Okay, that is odd. The RAID1 array was created at the start of the install process, before any software was installed. Surely it should be in sync already? Googled a bit and found a post were someone else had seen same thing happen. The advice was to just wait until the drives sync so the 'blocks match exactly' but I'm not really happy with the explanation. At this rate its going to take a whole day to do a single minimal install and I'm sure I would have heard others complaining about the process.
Yeah, it's normal for a raid1 to 'sync' when you first create it. the odd part is the I/O errors.

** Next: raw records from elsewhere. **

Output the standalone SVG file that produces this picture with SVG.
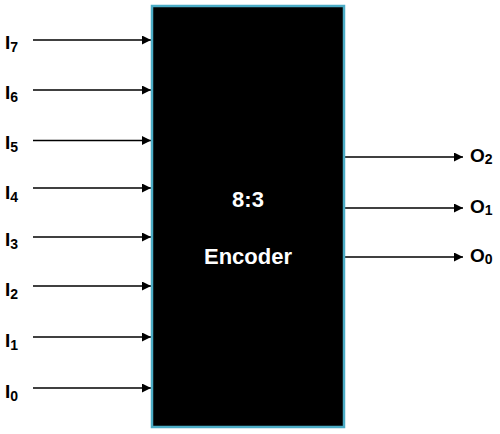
<svg xmlns="http://www.w3.org/2000/svg" width="500" height="434" viewBox="0 0 500 434">
<defs>
<style>
.lbl{font-family:"Liberation Sans",Arial,sans-serif;font-weight:bold;font-size:19px;fill:#000}
.sub{font-size:14px}
.w{font-family:"Liberation Sans",Arial,sans-serif;font-weight:bold;font-size:22px;fill:#fff;text-anchor:middle}
.ln{stroke:#000;stroke-width:1.5;fill:none;marker-end:url(#ah)}
</style>
<marker id="ah" viewBox="0 0 10 10" refX="10" refY="5" markerUnits="userSpaceOnUse" markerWidth="10" markerHeight="9" orient="auto">
<path d="M0,0 L10,5 L0,10 z" fill="#000"/>
</marker>
</defs>
<rect width="500" height="434" fill="#fff"/>
<g id="connectors">
<line class="ln" x1="33" y1="40" x2="151" y2="40"/>
<line class="ln" x1="33" y1="90" x2="151" y2="90"/>
<line class="ln" x1="33" y1="140.5" x2="151" y2="140.5"/>
<line class="ln" x1="33" y1="188" x2="151" y2="188"/>
<line class="ln" x1="33" y1="237" x2="151" y2="237"/>
<line class="ln" x1="33" y1="286" x2="151" y2="286"/>
<line class="ln" x1="33" y1="337" x2="151" y2="337"/>
<line class="ln" x1="33" y1="388" x2="151" y2="388"/>
<line class="ln" x1="345" y1="157" x2="463" y2="157"/>
<line class="ln" x1="345" y1="208" x2="463" y2="208"/>
<line class="ln" x1="345" y1="257" x2="463" y2="257"/>
</g>
<g id="encoder">
<rect x="152" y="6" width="192" height="421" fill="#000" stroke="#4bacc6" stroke-width="2.5"/>
<text class="w" x="248" y="207">8:3</text>
<text class="w" x="248" y="264">Encoder</text>
</g>
<g id="inputs">
<text class="lbl" x="5" y="49">I<tspan class="sub" dy="3">7</tspan></text>
<text class="lbl" x="5" y="99">I<tspan class="sub" dy="3">6</tspan></text>
<text class="lbl" x="5" y="149">I<tspan class="sub" dy="3">5</tspan></text>
<text class="lbl" x="5" y="199">I<tspan class="sub" dy="3">4</tspan></text>
<text class="lbl" x="5" y="246">I<tspan class="sub" dy="3">3</tspan></text>
<text class="lbl" x="5" y="296">I<tspan class="sub" dy="3">2</tspan></text>
<text class="lbl" x="5" y="347">I<tspan class="sub" dy="3">1</tspan></text>
<text class="lbl" x="5" y="398">I<tspan class="sub" dy="3">0</tspan></text>
</g>
<g id="outputs">
<text class="lbl" x="470" y="162">O<tspan class="sub" dy="2">2</tspan></text>
<text class="lbl" x="470" y="213">O<tspan class="sub" dy="2">1</tspan></text>
<text class="lbl" x="470" y="262">O<tspan class="sub" dy="2">0</tspan></text>
</g>
</svg>
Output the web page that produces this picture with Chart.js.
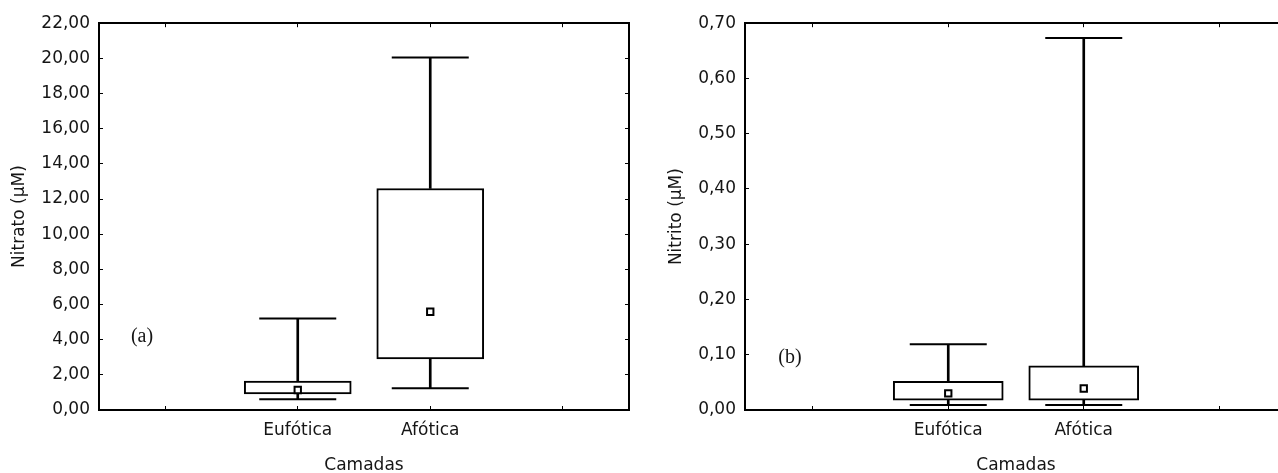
<!DOCTYPE html>
<html>
<head>
<meta charset="utf-8">
<script src="https://cdn.jsdelivr.net/npm/chart.js@4/dist/chart.umd.min.js"></script>
<style>
  html, body { margin: 0; padding: 0; background: #fff; overflow: hidden; width: 1278px; height: 473px; }
  .panel { position: absolute; top: 0; }
</style>
</head>
<body>
<div class="panel" style="left:0;width:640px;height:473px"><canvas id="chartA" width="640" height="473"></canvas></div>
<div class="panel" style="left:640px;width:655px;height:473px"><canvas id="chartB" width="655" height="473"></canvas></div>
<script>
// ===== データ =====
const categories = ['', 'Eufótica', 'Afótica', ''];

// (a) Nitrato
const nitratoMin = [null, 0.61, 1.23, null];
const nitratoQ1  = [null, 0.91, 2.90, null];
const nitratoMed = [null, 1.14, 5.59, null];
const nitratoQ3  = [null, 1.65, 12.60, null];
const nitratoMax = [null, 5.21, 20.05, null];
const nitratoTicks = [0, 2, 4, 6, 8, 10, 12, 14, 16, 18, 20, 22];

// (b) Nitrito
const nitritoMin = [null, 0.009, 0.009, null];
const nitritoQ1  = [null, 0.018, 0.018, null];
const nitritoMed = [null, 0.030, 0.039, null];
const nitritoQ3  = [null, 0.052, 0.080, null];
const nitritoMax = [null, 0.119, 0.673, null];
const nitritoTicks = [0, 0.1, 0.2, 0.3, 0.4, 0.5, 0.6, 0.7];

// ===== 共通 =====
const FONT = { family: '"DejaVu Sans"', size: 17 };
const INK  = '#151515';

function fmtTick(v) {
  return Number(v).toFixed(2).replace('.', ',');
}

function boxDatasets(mins, q1s, meds, q3s, maxs, boxW, capR) {
  const box = q1s.map((v, i) => v == null ? null : [v, q3s[i]]);
  const hi  = maxs.map((v, i) => v == null ? null : [q3s[i], v]);
  const lo  = mins.map((v, i) => v == null ? null : [v, q1s[i]]);
  const whisker = d => ({
    type: 'bar', data: d, backgroundColor: '#000', borderWidth: 0,
    barThickness: 2, grouped: false, order: 3,
  });
  const cap = d => ({
    type: 'line', data: d, showLine: false, pointStyle: 'line',
    pointRadius: capR, pointBorderColor: '#000', pointBorderWidth: 2, order: 2,
  });
  return [
    whisker(hi),
    whisker(lo),
    cap(maxs),
    cap(mins),
    {
      type: 'bar', data: box, backgroundColor: '#fff', borderColor: '#000',
      borderWidth: 2, borderSkipped: false, barThickness: boxW, grouped: false, order: 1,
    },
    {
      type: 'line', data: meds, showLine: false, pointStyle: 'rect', pointRadius: 4.5,
      pointBackgroundColor: '#fff', pointBorderColor: '#000', pointBorderWidth: 2, order: 0,
    },
  ];
}

// パネルラベル (a)/(b)
const panelLabel = {
  id: 'panelLabel',
  afterDraw(chart, args, opts) {
    const { ctx, chartArea, scales } = chart;
    ctx.save();
    ctx.font = opts.font;
    ctx.fillStyle = INK;
    ctx.textAlign = 'center';
    ctx.textBaseline = 'middle';
    ctx.fillText(opts.text, chartArea.left + opts.dx, scales.y.getPixelForValue(opts.value));
    ctx.restore();
  },
};

function makeChart(id, cfg) {
  const tickGrid = { drawOnChartArea: false, drawTicks: true, tickLength: -4, color: '#000', lineWidth: 1, offset: false };
  const border = { display: true, color: '#000', width: 2 };
  const useTicks = scale => { scale.ticks = cfg.ticks.map(v => ({ value: v })); };

  return new Chart(document.getElementById(id), {
    type: 'bar',
    data: {
      labels: categories,
      datasets: boxDatasets(cfg.min, cfg.q1, cfg.med, cfg.q3, cfg.max, cfg.boxW, 38.5),
    },
    plugins: [panelLabel],
    options: {
      responsive: false,
      animation: false,
      events: [],
      // autoPadding を切らないと線マーカー半径分の余白が入る
      layout: { autoPadding: false, padding: { top: 23, right: cfg.padRight, bottom: 0, left: 0 } },
      plugins: {
        legend: { display: false },
        tooltip: { enabled: false },
        panelLabel: cfg.label,
      },
      scales: {
        x: {
          type: 'category', position: 'bottom', offset: true,
          grid: tickGrid, border,
          ticks: { font: FONT, color: INK, padding: 14, maxRotation: 0, autoSkip: false },
          title: { display: true, text: 'Camadas', font: FONT, color: INK, padding: { top: 0, bottom: -3 } },
          afterFit: s => { s.height = 63; },
        },
        xTop: {
          type: 'category', position: 'top', offset: true,
          grid: tickGrid, border,
          ticks: { display: false },
          afterFit: s => { s.height = 0; },
        },
        y: {
          type: 'linear', position: 'left',
          min: cfg.ticks[0], max: cfg.ticks[cfg.ticks.length - 1],
          afterBuildTicks: useTicks,
          grid: tickGrid, border,
          ticks: { font: FONT, color: INK, padding: 13, callback: fmtTick },
          title: { display: true, text: cfg.yTitle, font: FONT, color: INK, padding: { top: cfg.titlePad, bottom: 0 } },
          afterFit: s => { s.width = cfg.yWidth; },
        },
        yRight: {
          type: 'linear', position: 'right',
          min: cfg.ticks[0], max: cfg.ticks[cfg.ticks.length - 1],
          afterBuildTicks: useTicks,
          grid: tickGrid, border,
          ticks: { display: false },
          afterFit: s => { s.width = 0; },
        },
      },
    },
  });
}

// ===== 描画 =====
makeChart('chartA', {
  min: nitratoMin, q1: nitratoQ1, med: nitratoMed, q3: nitratoQ3, max: nitratoMax,
  ticks: nitratoTicks, yTitle: 'Nitrato (μM)',
  yWidth: 99, padRight: 11, titlePad: 9, boxW: 107,
  label: { text: '(a)', dx: 43, value: 4.15, font: '20px "Liberation Serif"' },
});

makeChart('chartB', {
  min: nitritoMin, q1: nitritoQ1, med: nitritoMed, q3: nitritoQ3, max: nitritoMax,
  ticks: nitritoTicks, yTitle: 'Nitrito (μM)',
  yWidth: 105, padRight: 8, titlePad: 26, boxW: 110,
  label: { text: '(b)', dx: 45, value: 0.094, font: '20px "Liberation Serif"' },
});
</script>
</body>
</html>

Any ideas what is going on here? If its bad drives, I really need some confirmation independent of the software raid failing. I thought SMART or badblocks give me that. Perhaps it has nothing to do with the drives. Could a problem with the mainboard or the memory cause this issue? Is it a SATA3 issue? Should I try it on the 3Gb/s channels since there's probably little speed difference with non-SSDs?
look up the drive errors.
Oh, and my experience? both wd and seagate won't complain if you error on the side of 'when in doubt, return the drive' - that's what I do.
But yeah, usually smart will report something... at least a high reallocated sectors or something.